O executivo da indústria automotiva conversa com o político sobre um programa de renovação da frota de veículos no Brasil. O papo flui bem até que um assunto importante para o projeto é abordado: vistoria regular.
Após um muxoxo, o representante do povo diz que não quer abordar esse tema.
O diálogo real mostra uma das faces do problema. Além de todos os entraves burocráticos, tirar carros e caminhões velhos, inseguros e poluidores das ruas depende também de políticos maduros e com visão que vá além do próximo pleito.
A Anfavea (associação das montadoras) volta a abordar o assunto no momento em que pede a postergação de regras ambientais mais rígidas. A próxima etapa do Proconve (Programa de Controle da Poluição do Ar por Veículos Automotores), prevista para 2022, só deve entrar em vigor daqui a cinco anos, em 2025.
É uma ideia ruim na essência, pois afeta a qualidade de vida nas grandes cidades e abala a já corroída imagem das montadoras. Entretanto, é preciso entender os motivos da proposta em meio à perda de receita causada pela pandemia.
As empresas não podem simplesmente importar uma solução pronta e aplicar em seus veículos para reduzir as emissões. É preciso gastar muitas horas de engenharia e rodar centenas de milhares de quilômetros no processo, além de desenvolver os minilaboratórios que vão a bordo dos carros em teste.
Todo o processo entra na conta de nacionalização e evolução tecnológica dos produtos, que reduz custos e permite acessar benefícios fiscais. O investimento é alto, mas ainda é melhor do que importar.
Se houvesse um plano de renovação de frota bom o suficiente para estimular a troca de um veículo em mau estado por um mais novo, mesmo que usado, não haveria necessidade de lutar pelo atraso, com ou sem pandemia. A roda iria continuar a girar.
Não se trata de atingir veículos antigos colecionáveis, perfeitamente conservados e pouco usados.

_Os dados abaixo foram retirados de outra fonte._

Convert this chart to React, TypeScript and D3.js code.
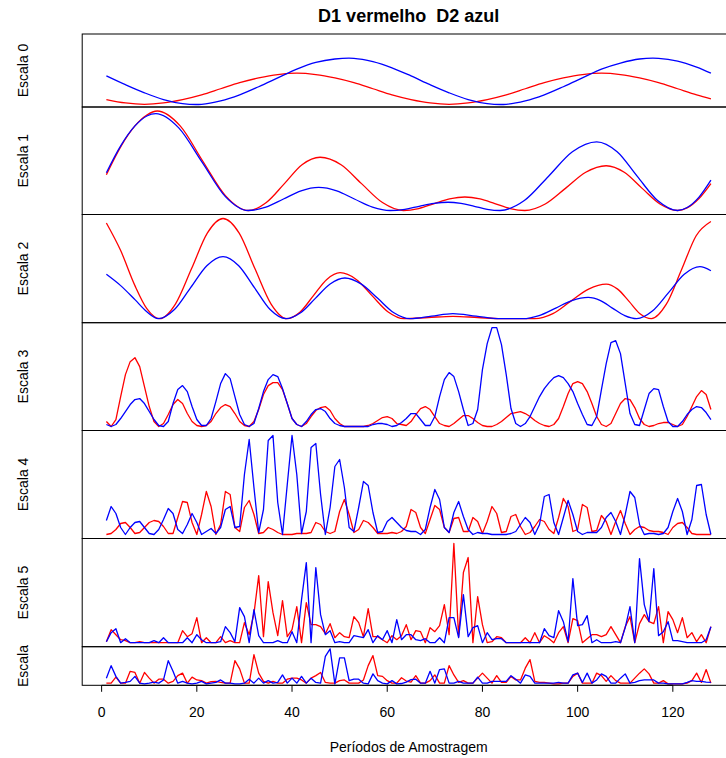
import React from 'react';
import * as d3 from 'd3';

// ---------- text ----------
const TITLE = 'D1 vermelho  D2 azul';
const X_LABEL = 'Períodos de Amostragem';
const PANEL_LABELS = ['Escala 0', 'Escala 1', 'Escala 2', 'Escala 3', 'Escala 4', 'Escala 5', 'Escala'];
const X_TICKS = [0, 20, 40, 60, 80, 100, 120];

// ---------- data (values normalised per panel, 0 = panel min, 100 = panel max) ----------
// Escala 0 : sampled every 4 periods
const P0_X = [1, 5, 9, 13, 17, 21, 25, 29, 33, 37, 41, 45, 49, 53, 57, 61, 65, 69, 73, 77, 81, 85, 89, 93, 97, 101, 105, 109, 113, 117, 121, 125, 128];
const P0_D1 = [7, 2, 0, 2, 7, 14, 23, 32, 39, 44, 46, 44, 39, 32, 23, 14, 7, 2, 0, 2, 7, 14, 23, 32, 39, 44, 46, 44, 39, 32, 23, 14, 8];
const P0_D2 = [42, 29, 17, 7, 1, 0, 5, 14, 26, 39, 52, 62, 67, 68, 63, 54, 42, 29, 17, 7, 1, 0, 5, 14, 26, 39, 52, 61, 67, 68, 64, 55, 46];

// Escala 1 : [period, value]
const P1_D1: [number, number][] = [[1,36],[4,64],[7,85],[9.5,96],[11.7,100],[16.5,85],[21.2,50],[26,15],[30.8,0],[34.6,8],[38.4,27],[42.1,46],[45.9,53.5],[50.3,46],[54.6,27],[59,8],[63.4,0],[66.6,2],[69.9,7],[73.1,11.6],[76.3,13.6],[79.5,11.6],[82.6,7],[85.8,2],[88.9,0],[93.2,6.6],[97.5,22.5],[101.7,38.4],[106,45],[109.8,38.4],[113.5,22.5],[117.3,6.6],[121,0],[123,2.6],[125.5,12],[128,27]];
const P1_D2: [number, number][] = [[1,38],[4,65],[7,85],[9.5,95],[11.4,97.3],[16.2,83],[21.1,48.6],[26,14],[30.8,0],[34.5,3.4],[38.2,11.6],[41.9,19.8],[45.6,23.2],[49.4,19.8],[53.1,11.6],[56.9,3.4],[60.6,0],[63.7,1.2],[66.7,4.2],[69.8,7.1],[72.8,8.3],[75.5,7.1],[78.3,4.2],[81,1.2],[83.7,0],[88.8,10],[93.9,34.5],[98.9,59],[104,69],[108.3,59],[112.5,34.5],[116.8,10],[121,0],[123,3],[125.5,13.5],[128,30.5]];

// Escala 2 : [period, value]
const P2_D1: [number, number][] = [[1,95.5],[4,68],[7,33],[9.5,10],[12.2,0],[15.5,14.6],[18.9,50],[22.2,85.4],[25.5,100],[28.9,85.4],[32.2,50],[35.6,14.6],[38.9,0],[41.7,6.7],[44.5,23],[47.3,39.2],[50.1,45.9],[53.5,39.2],[56.8,23],[60.2,6.7],[63.5,0],[68.6,1.2],[73.8,2.4],[79,1.2],[84,0],[91,0],[94.8,5],[98.5,17.3],[102.3,29.5],[106,34.5],[108.4,29.5],[110.8,17.3],[113.1,5],[115.5,0],[118.6,14.2],[121.8,48.5],[124.9,82.8],[128,97]];
const P2_D2: [number, number][] = [[1,44.3],[4,33],[7,19],[9.5,7],[11.9,0],[15.3,9.1],[18.7,31],[22.1,52.9],[25.5,62],[28.8,52.9],[32.1,31],[35.4,9.1],[38.7,0],[41.8,5.9],[44.9,20.3],[48,34.7],[51.1,40.6],[54.5,34.7],[58,20.3],[61.4,5.9],[64.8,0],[69.3,2.5],[73.8,5.1],[78.7,2.5],[83.7,0],[88.5,0],[91.9,3.1],[95.4,10.6],[98.8,18.1],[102.2,21.2],[104.8,18.1],[107.3,10.6],[109.9,3.1],[112.4,0],[115.7,7.6],[119.1,26],[122.4,44.4],[125.7,52],[128,47.9]];

// Escalas 3-6 : one value per period 1..128
const P3_D1 = [5,0,7,30,52,65,69,60,40,20, 5,0,3,12,22,27,23,13,5,1, 0,1,5,13,19,22,20,13,5,1, 0,5,17,32,41,44,44,37,23,8, 2,0,3,10,16,19,20,16,8,3, 0,0,0,0,0,1,3,6,9,10, 8,3,2,1,5,12,18,20,17,10, 3,1,0,3,7,11,11,8,4,1, 0,0,2,5,9,13,14,15,13,10, 6,3,1,0,2,8,20,33,43,45, 43,35,23,10,2,0,3,13,23,28, 27,19,8,2,0,1,3,4,4,2, 0,2,10,20,30,36,32,17];
const P3_D2 = [2,0,2,8,15,22,27,28,23,15, 7,1,0,5,23,37,41,35,20,7, 1,1,8,25,43,53,48,30,12,2, 0,3,18,35,47,52,50,38,23,8, 2,0,5,12,17,18,15,8,3,1, 0,0,0,0,0,0,2,3,3,2, 0,1,4,8,13,13,7,1,1,10, 30,47,54,50,35,17,1,3,17,57, 83,99,99,82,52,18,3,0,3,10, 20,30,38,44,49,51,49,43,35,23, 12,2,1,10,37,63,84,86,73,43, 13,2,1,17,33,38,37,20,5,0, 0,5,12,17,20,19,14,7];

const P4_D1 = [0,1,5,11,12,7,1,2,7,12, 14,13,8,1,1,17,33,32,12,0, 20,43,28,0,10,43,40,7,3,27, 34,20,1,2,7,5,2,0,0,0, 1,1,1,2,12,10,3,1,3,23, 35,20,2,5,14,12,7,1,1,1, 2,1,3,8,25,22,7,1,15,29, 25,7,2,16,17,3,3,17,13,1, 13,28,21,2,3,18,20,8,0,2, 8,15,13,5,1,17,36,28,3,5, 30,27,3,4,19,13,0,13,24,11, 0,5,8,7,4,3,3,2,0,7, 11,12,7,1,0,0,0,0];
const P4_D2 = [14,28,21,7,0,7,12,13,7,1, 0,5,15,26,21,5,1,10,21,12, 0,3,6,1,7,25,28,7,8,60, 95,47,2,25,94,99,32,0,50,99, 60,1,23,87,91,40,0,27,68,75, 47,7,3,27,53,49,22,2,3,13, 17,12,7,4,3,3,0,5,27,45, 35,7,2,22,33,18,5,0,2,1, 1,0,0,0,0,1,3,10,17,12, 0,10,38,40,12,0,17,34,20,3, 0,2,2,2,7,17,22,13,0,20, 43,37,10,0,1,1,0,1,7,23, 36,23,0,15,49,50,20,0];

const P5_D1 = [1,13,8,3,2,0,0,1,0,0, 0,0,0,0,0,0,12,6,9,25, 0,5,0,0,6,0,2,0,0,20, 8,29,67,6,61,30,7,42,6,13, 36,0,40,18,18,16,9,19,5,10, 6,5,26,20,6,34,6,6,3,0, 7,3,7,18,3,12,11,0,15,11, 17,38,8,99,6,70,85,0,46,18, 0,1,6,5,0,0,0,0,5,0, 10,0,7,4,0,10,16,0,24,22, 0,4,8,8,6,8,16,8,0,16, 26,0,19,28,21,19,36,0,31,23, 10,25,5,10,1,8,0,16];
const P5_D2 = [1,10,14,0,4,0,0,0,0,0, 2,0,5,0,0,0,0,5,0,8, 3,0,0,0,1,16,10,1,35,26, 0,33,7,0,0,0,2,0,0,11, 0,43,80,0,75,28,8,12,0,1, 0,0,7,6,5,13,0,7,3,12, 0,23,3,8,8,3,2,4,0,0, 5,0,25,25,5,48,6,15,17,0, 10,3,4,4,0,0,0,0,0,0, 0,0,14,7,5,32,21,1,64,17, 18,27,0,3,0,0,0,1,0,15, 36,0,84,38,21,74,7,11,21,2, 2,1,0,0,0,0,3,16];

const P6_D1 = [2,2,19,2,2,35,32,2,32,16, 2,13,13,2,7,23,30,2,19,11, 9,2,6,7,4,2,2,65,42,2, 2,82,30,7,2,7,2,2,13,16, 16,11,2,16,23,32,4,2,2,9, 11,2,2,2,11,51,79,23,21,9, 2,2,17,8,5,23,2,2,9,25, 2,2,51,25,4,9,2,2,16,30, 16,2,23,4,4,21,11,11,44,68, 7,4,4,2,0,0,2,2,21,30, 2,2,2,30,23,7,23,9,2,2, 2,16,30,42,28,2,2,9,0,0, 0,0,2,9,30,4,40,2];
const P6_D2 = [16,51,21,2,4,7,21,2,0,2, 5,2,11,65,35,2,7,2,0,2, 7,0,2,4,11,2,2,0,0,2, 13,2,16,2,9,2,4,25,2,16, 2,21,2,16,4,2,77,98,0,73, 73,9,13,13,2,0,28,9,2,0, 9,0,1,5,12,13,2,2,35,2, 40,42,2,2,7,2,2,2,19,2, 2,7,7,7,7,23,13,2,25,21, 2,2,2,2,2,4,2,2,25,30, 4,30,2,11,28,21,2,2,16,28, 2,4,9,11,11,11,2,2,0,0, 0,0,4,9,7,7,5,4];

// ---------- layout ----------
const W = 726;
const H = 758;
const PANEL_TOP = [34, 107, 214.5, 322.7, 430.5, 538.5, 646.7];
const PANEL_BOTTOM = [107, 214.5, 322.7, 430.5, 538.5, 646.7, 685.3];
const PLOT_LEFT = 82.2;
const PLOT_RIGHT = 735.1;
const FONT = '"Liberation Sans", Arial, Helvetica, sans-serif';
const RED = '#ff0000';
const BLUE = '#0000ff';

type Pt = [number, number];
const indexed = (vals: number[]): Pt[] => vals.map((v, i) => [i + 1, v] as Pt);

export default function App() {
  const x = d3.scaleLinear().domain([-4.08, 133.08]).range([PLOT_LEFT, PLOT_RIGHT]);

  const panels: { d1: Pt[]; d2: Pt[]; curve: d3.CurveFactory }[] = [
    { d1: P0_X.map((p, i) => [p, P0_D1[i]] as Pt), d2: P0_X.map((p, i) => [p, P0_D2[i]] as Pt), curve: d3.curveCatmullRom },
    { d1: P1_D1, d2: P1_D2, curve: d3.curveMonotoneX },
    { d1: P2_D1, d2: P2_D2, curve: d3.curveMonotoneX },
    { d1: indexed(P3_D1), d2: indexed(P3_D2), curve: d3.curveLinear },
    { d1: indexed(P4_D1), d2: indexed(P4_D2), curve: d3.curveLinear },
    { d1: indexed(P5_D1), d2: indexed(P5_D2), curve: d3.curveLinear },
    { d1: indexed(P6_D1), d2: indexed(P6_D2), curve: d3.curveLinear },
  ];

  const axisY = PANEL_BOTTOM[PANEL_BOTTOM.length - 1];

  return (
    <svg width={W} height={H} style={{ position: 'absolute', left: 0, top: 0, background: '#fff' }} fontFamily={FONT}>
      <rect x={0} y={0} width={W} height={H} fill="#fff" />
      <text x={(PLOT_LEFT + PLOT_RIGHT) / 2} y={22} textAnchor="middle" fontWeight="bold" fontSize={18} style={{ whiteSpace: 'pre' }} xmlSpace="preserve">{TITLE}</text>
      {panels.map((p, k) => {
        const y = d3.scaleLinear().domain([-4, 104]).range([PANEL_BOTTOM[k], PANEL_TOP[k]]);
        const line = d3.line<Pt>().x(d => x(d[0])).y(d => y(d[1])).curve(p.curve);
        const cy = (PANEL_TOP[k] + PANEL_BOTTOM[k]) / 2;
        return (
          <g key={k}>
            <path d={line(p.d1) || ''} fill="none" stroke={RED} strokeWidth={1.3} strokeLinejoin="round" />
            <path d={line(p.d2) || ''} fill="none" stroke={BLUE} strokeWidth={1.3} strokeLinejoin="round" />
            <rect x={PLOT_LEFT} y={PANEL_TOP[k]} width={PLOT_RIGHT - PLOT_LEFT} height={PANEL_BOTTOM[k] - PANEL_TOP[k]} fill="none" stroke="#000" strokeWidth={1} />
            <text transform={`translate(23,${cy}) rotate(-90)`} textAnchor="middle" dominantBaseline="central" fontSize={14}>{PANEL_LABELS[k]}</text>
          </g>
        );
      })}
      <line x1={x(X_TICKS[0])} x2={x(X_TICKS[X_TICKS.length - 1])} y1={axisY} y2={axisY} stroke="#000" />
      {X_TICKS.map(t => (
        <g key={t}>
          <line x1={x(t)} x2={x(t)} y1={axisY} y2={axisY + 6.5} stroke="#000" />
          <text x={x(t)} y={717} textAnchor="middle" fontSize={14}>{t}</text>
        </g>
      ))}
      <text x={(PLOT_LEFT + PLOT_RIGHT) / 2} y={752} textAnchor="middle" fontSize={14}>{X_LABEL}</text>
    </svg>
  );
}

A questão envolve carros mal cuidados que circulam diariamente, tendo ao volante donos dispostos a aposentá-los caso surja um estímulo.
O efeito das legislações ambientais seria ainda mais efetivo, com a maior presença de modelos atualizados nas ruas, capazes de consumir combustível renovável.
Vale lembrar que os carros vendidos entre os anos 1990 e a primeira década do século 21 eram movidos por gasolina ou diesel. Ainda não havia a massificação do carro flex, e veículos a etanol eram coisa raríssima.
Não existe solução simples. Um programa de bom nível envolve todos os entes governamentais, Detrans, empresas responsáveis pela reciclagem dos veículos velhos, bancos dispostos a conceder crédito. É um campo próspero para gente de má-fé, daí a necessidade dos mecanismos de controle.
O processo vai precisar de menos burocracia e de perdão de dívidas. Há muitos carros em circulação cujo valor não cobre nem metade do IPVA que ficou para trás.
E também serão necessários legisladores sem medo de falar em temas antipáticos em um primeiro momento, mas que trarão benefícios ambientais e sociais em médio prazo, incluindo a geração de empregos.